Defending champion Nuyens says "give course a chance"
One of the most iconic climbs of the cobbled Classics will not feature in the Tour of Flanders for the coming years, and the exclusion of the Muur van Geraardsbergen (also known as the Wall of Grammont or Kapelmuur) from the race has caused great consternation across Belgium.
Notable sports commentator Michel Wuyts told Sporza.be, "It's as if the Ronde has been decapitated."
Two-time champion Stijn Devolder was also unhappy with the changes, saying, "This is no longer the Ronde van Vlaanderen".
"Three times up the Oude Kwaremont and Paterberg in the finale is probably all in my favour," said Devolder to Sportwereld. "But I believe that the organizers made a wrong choice by simply replacing the old finale. The Muur van Geraardsbergen and the Bosberg cannot be erased from the Ronde."
"Besides, the finish must remain in Meerbeke. I could win ten times in Oudenaarde but this would never be the same feeling as the finish in Meerbeke."
Since 1973, the Tour of Flanders has finished on the same route which incorporated the Kapelmuur and Bosberg as the final two climbs. The new course shifts the finale to Oudenaarde, using three circuits of decreasing length, all of which take in the Oude Kwaremont and Paterberg, with the latter serving as the final ascent with 13.3km remaining before the finish line near the Centrum Ronde van Vlaanderen, a museum dedicated to the history of the race.
The defending Ronde champion Nick Nuyens agreed with the race organiser Wim Van Herreweghe, who asked for people to give the new course a chance.
"It's a shame that it is changing, but we have to give it a chance anyway," Nuyens said to Sporza.
"The concept has changed little. It is still a succession of hills with little recovery time and there remains two killers in the finale, only the hills now have different names. Although I must say that the finish in Meerbeke was a beautiful place."
Nuyens added that the changes will benefit the spectators, who will no longer have to try to cut across the route to take in all of the decisive moments.
The movement of spectators was a key factor in the decision of the race organisers to alter the finale. "100,000 cycling fans make the Tour of Flanders what it is today," organisers state on the race website, rvv.be. "Vlaanderen’s Mooiste has become a massive event. That is the power but also the weak point of the race.
"The new course allows less movement by the spectators and hence provides possibilities for optimising service and safety measures in the finish area."

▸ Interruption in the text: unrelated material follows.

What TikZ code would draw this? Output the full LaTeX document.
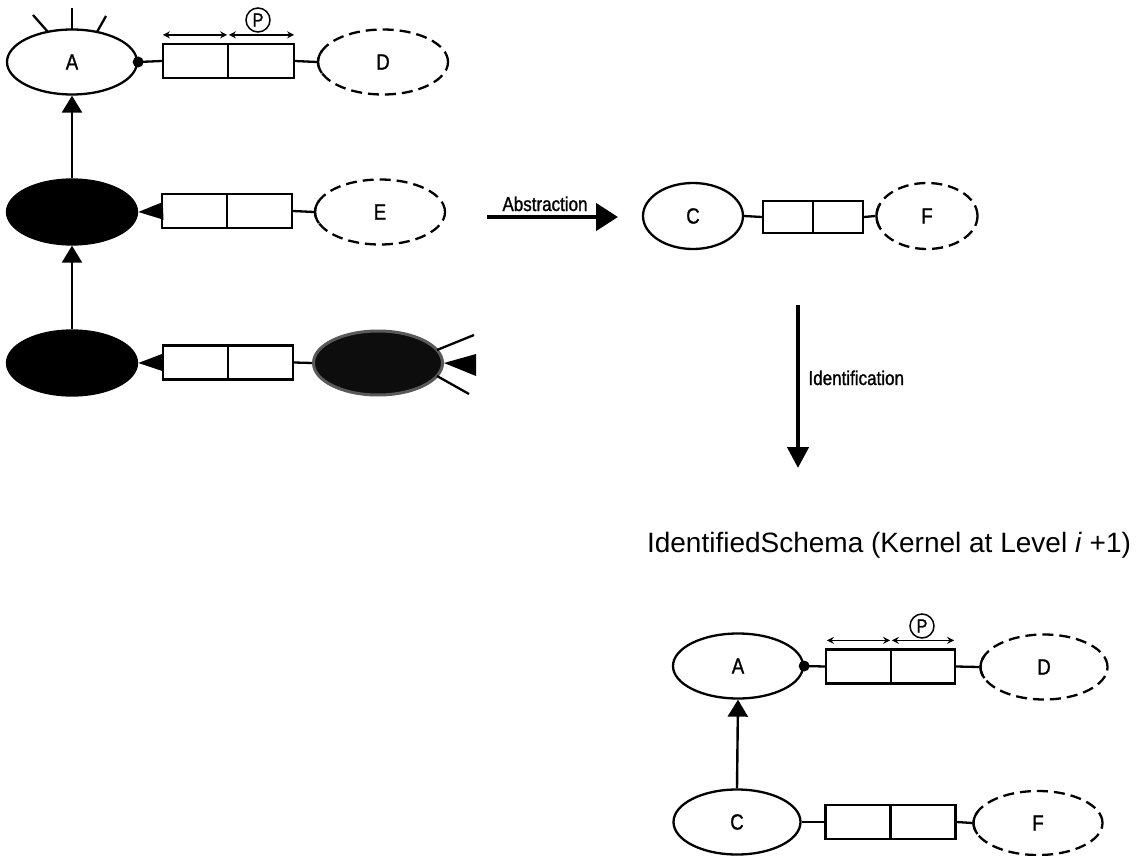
\documentclass[tikz,border=0pt]{standalone}
\usepackage{fontspec}
\setmainfont{Liberation Sans}
\newfontfamily\narrowfont[FakeStretch=0.85,FakeBold=1.2]{Liberation Sans}
\usetikzlibrary{shapes.geometric,arrows.meta}
\begin{document}
\begin{tikzpicture}[x=1pt,y=-1pt,
  ent/.style={ellipse,draw,line width=2.3pt,minimum width=130pt,minimum height=65pt,inner sep=0pt,font=\narrowfont\fontsize{22}{22}\selectfont},
  dent/.style={ent,dash pattern=on 11pt off 6pt},
  fent/.style={ent,fill=black},
  half/.style={rectangle,draw,line width=2.3pt,minimum width=65pt,minimum height=34pt,inner sep=0pt},
  link/.style={line width=2.3pt},
  isa/.style={line width=2.4pt,-{Triangle[length=17pt,width=20pt]}},
  tri/.style={line width=2.3pt,-{Triangle[length=25pt,width=17pt]}},
  darr/.style={line width=1.6pt,{Stealth[length=7pt,width=7pt]}-{Stealth[length=7pt,width=7pt]}},
  big/.style={line width=4.5pt,-{Triangle[length=22pt,width=27pt]}},
  lbl/.style={font=\narrowfont\fontsize{20}{20}\selectfont},
  pc/.style={circle,draw,line width=1.5pt,minimum size=24pt,inner sep=0pt,font=\narrowfont\fontsize{19}{19}\selectfont}
]
\useasboundingbox (0,0) rectangle (1138,856);

% ---------- left group ----------
\node[ent] (A) at (72,62) {A};
\draw[link] (33,15) -- (48,32);
\draw[link] (72,8) -- (72,30);
\draw[link] (106,16) -- (97,32);
\node[half] (b1a) at (195.5,61) {};
\node[half,minimum width=66pt] (b1b) at (261,61) {};
\node[dent] (D) at (383,62) {D};
\draw[link] (b1a.west) -- (A.east);
\fill (A.east) circle (5.5pt);
\draw[link] (b1b.east) -- (D.west);
\coordinate (p1a) at ([yshift=8pt]b1a.north west);
\coordinate (p1b) at ([yshift=8pt]b1a.north east);
\coordinate (p1c) at ([yshift=8pt]b1b.north west);
\coordinate (p1d) at ([yshift=8pt]b1b.north east);
\draw[darr] ([xshift=1pt]p1a) -- ([xshift=-2pt]p1b);
\draw[darr] ([xshift=2pt]p1c) -- ([xshift=-1pt]p1d);
\node[pc] (P1) at (258,20) {P};

\node[fent] (G2) at (72,212) {};
\node[half] (b2a) at (194.5,211) {};
\node[half] (b2b) at (259.5,211) {};
\node[dent] (E) at (380,212) {E};
\draw[tri] (b2a.west) -- (G2.east);
\draw[link] (b2b.east) -- (E.west);

\node[fent] (G3) at (72,363) {};
\node[half] (b3a) at (195.5,362.5) {};
\node[half] (b3b) at (260.5,362.5) {};
\node[ellipse,minimum width=129pt,minimum height=64pt,inner sep=0pt,fill=black!95,draw=black!65,line width=3pt] (X) at (378,363) {};
\draw[tri] (b3a.west) -- (G3.east);
\draw[link] (b3b.east) -- (X.west);
\draw[link] ([shift={(-7pt,13pt)}]X.east) -- ++(37,-15);
\draw[link] ([shift={(-7pt,-13pt)}]X.east) -- ++(32,18);
\fill (X.east) -- ++(32,-9) -- ++(0,22) -- cycle;

\draw[isa] (G2.north) -- (A.south);
\draw[isa] (G3.north) -- (G2.south);

% ---------- abstraction ----------
\coordinate (absL) at (487,217);
\coordinate (absR) at (618,217);
\draw[big] (absL) -- (absR);
\node[lbl,anchor=base] (abs) at (545,211) {Abstraction};

\node[ent,minimum width=100pt,minimum height=66pt] (C) at (693,216) {C};
\node[half,minimum width=50pt,minimum height=32pt] (bca) at (788,217) {};
\node[half,minimum width=50pt,minimum height=32pt] (bcb) at (838,217) {};
\node[dent,minimum width=101pt,minimum height=66pt] (F) at (927,216) {F};
\draw[link] (C.east) -- (bca.west);
\draw[link] (bcb.east) -- (F.west);

% ---------- identification ----------
\coordinate (idT) at (798,305);
\coordinate (idB) at (798,468);
\draw[line width=4.5pt,-{Triangle[length=21pt,width=21pt]}] (idT) -- (idB);
\node[lbl,anchor=base west] (idl) at (805,385) {Identification};

\node[anchor=base,font=\fontsize{28}{28}\selectfont] (title) at (889,552) {IdentifiedSchema (Kernel at Level \textit{i} +1)};

% ---------- bottom group ----------
\node[ent] (A2) at (738,666) {A};
\node[half] (b4a) at (858.5,666.5) {};
\node[half,minimum width=64pt] (b4b) at (923,666.5) {};
\node[dent,minimum width=127pt] (D2) at (1044,667) {D};
\draw[link] (b4a.west) -- (A2.east);
\fill (A2.east) circle (5.5pt);
\draw[link] (b4b.east) -- (D2.west);
\coordinate (p2a) at ([yshift=8pt]b4a.north west);
\coordinate (p2b) at ([yshift=8pt]b4a.north east);
\coordinate (p2c) at ([yshift=8pt]b4b.north west);
\coordinate (p2d) at ([yshift=8pt]b4b.north east);
\draw[darr] ([xshift=2pt]p2a) -- ([xshift=-2pt]p2b);
\draw[darr] ([xshift=2pt]p2c) -- ([xshift=-2pt]p2d);
\node[pc] (P2) at (922,626) {P};

\node[ent,minimum width=127pt] (C2) at (737,822) {C};
\node[half] (b5a) at (858,822) {};
\node[half] (b5b) at (923,822) {};
\node[dent,minimum width=129pt,minimum height=64pt] (F2) at (1038,823) {F};
\draw[link] (C2.east) -- (b5a.west);
\draw[link] (b5b.east) -- (F2.west);
\draw[isa] (C2.north) -- (A2.south);

% solid bits where connectors meet dashed ellipses
\foreach \n/\rx/\ry in {D/65/32.5,E/65/32.5,F/50.5/33,D2/63.5/32.5,F2/64.5/32}
  \draw[link] ([shift={(\n.center)}]160:\rx pt and \ry pt) arc[start angle=160,end angle=200,x radius=\rx pt,y radius=\ry pt];
\end{tikzpicture}
\end{document}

But will the new course ruin the racing action, which has seen devastating winning blows made on the Kapelmuur by the likes of Fabian Cancellara and Stijn Devolder in the recent editions?
Three time Ronde champion Johan Museeuw predicts, "Three times up the Oude Kwaremont and Paterberg can blow you away. The course didn't really need to be made harder, I think.
"It will be a rider with a big motor that will win the Ronde in 2012," he said..
At nearly 1km in length, the Kapelmuur is much longer than the Paterberg, which is 361m, and both have a maximum gradient of 20%. However, the former is only a 6.8% average gradient, while the Paterberg punishes the riders with a 13.7% average. Add in the Oude Kwaremont, which is 2.5km long, averages 3% and has a maximum gradient of 11% comes only 3km before the Paterberg, then take in both three times in the final 75km and the finish will not be any easier.
"The pair of Oude Kwaremont and Paterberg is definitely harder than the combination with the Muur van Geraardsbergen and Bosberg," said commentator and former coach Jose De Cauwer to Sportwereld. "On the Paterberg where the gradients shoot up above 16 percent, I have seen many riders 'die'. The finale will be spicier than before."
Three-time winner and the first rider to win the race in Meerbeke, Eric Leman, also won the race in its previous arrival in Merelbeke, and said the future will tell if the finish in Oudenaarde is a hit, but said, "The Tour of Flanders is and will remain a monument on any course."